Las recientes riadas de proporciones bíblicas que han azotado mayormente el Cibao y la región norte del país, con un saldo cuantioso en pérdidas materiales y humanas, nos recuerda la fragilidad de la vida, la levedad del ser y el sentido relativo de las cosas a la hora en que los elementos se combinan para superar su bella sensatez y destruir todo a su paso con el mismo ímpetu majestuoso de su quietud embriagadora.
La naturaleza, celosa por la prosa narrativa premonitoria de Juan Bosch en su obra Dos pesos de agua, quiso superar la capacidad imaginativa del insigne maestro y, tras una prolongada sequía que afectaba la línea noroeste hasta Montecristi, pasando por Dajabón, Duvergé, Puerto Plata y el Cibao, abrió las compuertas de las ánimas del Purgatorio ahora con el nombre de La Niña, dando rienda suelta al diluvio en ondas sucesivas como para recordar que la maldad de la tierra también tiene sus límites.
A fuerza de tanto orar, suspirar y esperar el agua que diera fin a la sequía y a la escasez de su miseria y su conuco en Paso Hondo, Remigia y su nieto –al igual que muchos que invocaban el Rosario y a San Isidro Labrador para que el agua llegara– fueron tomados por sorpresa pese a los ingentes llamados de las autoridades para que buscaran lugares seguros y salvaguardar sus vidas ante el peligro inminente cuando se conjugan el éxodo, la sequía y el diluvio, salpicados de cambrones y guasábaras.
La tarea de los miembros de las Fuerzas Armadas, la Defensa Civil, y otros tantos héroes anónimos quienes arriesgan sus vidas con equipos precarios cada vez que el país los convoca para mitigar situaciones de emergencia, ya sea incendios en la Cordillera Central o inundaciones catastróficas, ha sido limitada esta vez por la magnitud del diluvio y los aluviones derivados; cuando no, por los oídos sordos de la ignorancia y la temeridad alimentados por la incoherencia del populismo politiquero.
“¡Ay de la noche horrible, de la noche anegada! Venía el agua en golpes; venía y todo lo cundía; todo lo ahogaba. Restalló otro relámpago, y el trueno desgajó pedazos de oscuro cielo. Remigia sintió miedo. –¡Virgen Santísima!—clamó–. ¡Virgen Santísima, ayúdame!. Pero no era negocio de la Virgen, ni de Dios, sino de las ánimas, que allá arriba gritaban: ¡Ya va medio peso de agua!, ¡Ya va medio peso de agua!”, narra el profesor Juan Bosch con precisión mágica en su cuento antológico.

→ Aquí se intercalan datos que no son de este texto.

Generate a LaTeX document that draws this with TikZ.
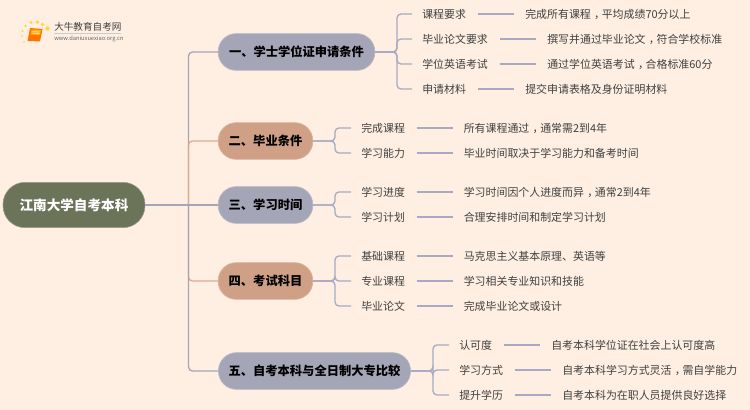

El Gobierno no puede hacerlo solo. Tampoco el Despacho de la Primera Dama. Mucho menos el esfuerzo ingente de la Vicepresidenta, ni de tantos ciudadanos sensibles al dolor propio y ajeno. Las tragedias no pueden frenar la voluntad humana cuando ésta es firme y decidida para hacer realidad las empresas más arduas. Es hora de la solidaridad colectiva frente a la catástrofe. De los sueños y de la esperanza.
“Pasó una semana; pasaron diez días, quince… Zumbaba el aguacero sin una hora de tregua. Se acabaron el arroz y la manteca; se acabó la sal. Bajo el agua tomó Remigia el camino de Las Cruces para comprar comida. Los ríos, los caños de agua y hasta las lagunas se adueñaban del mundo, borraban los caminos, se metían lentamente entre los conucos.”
Puentes, carreteras, caminos, escuelas, conucos, sembradíos, parajes aislados, kilómetros de tierra inundadas, roto el balance de la vida con el saldo trágico de niños y ancianos idos a destiempo, y la fuerza perenne que yace oculta en el corazón de todos, desprenderse de lo propio para acudir en auxilio del hermano/na en calamidad, dan fe y esperanza de que todo no está perdido y hay reservas morales que ratifican la buena calidad humana del dominicano.
Mientras, el Maestro en su visión apocalíptica recuerda: “Seguía ululando el viento, y el trueno rompía los cielos. Se le quedó el cabello enredado en un tronco espinoso. El agua corría hacia abajo, hacia abajo, arrastrando bohíos y troncos. Las ánimas gritaban enloquecidas: ¡Todavía falta! Todavía falta! ¡Son dos pesos de agua! ¡Son dos pesos de agua!”… y afuera seguía bramando la lluvia incansable.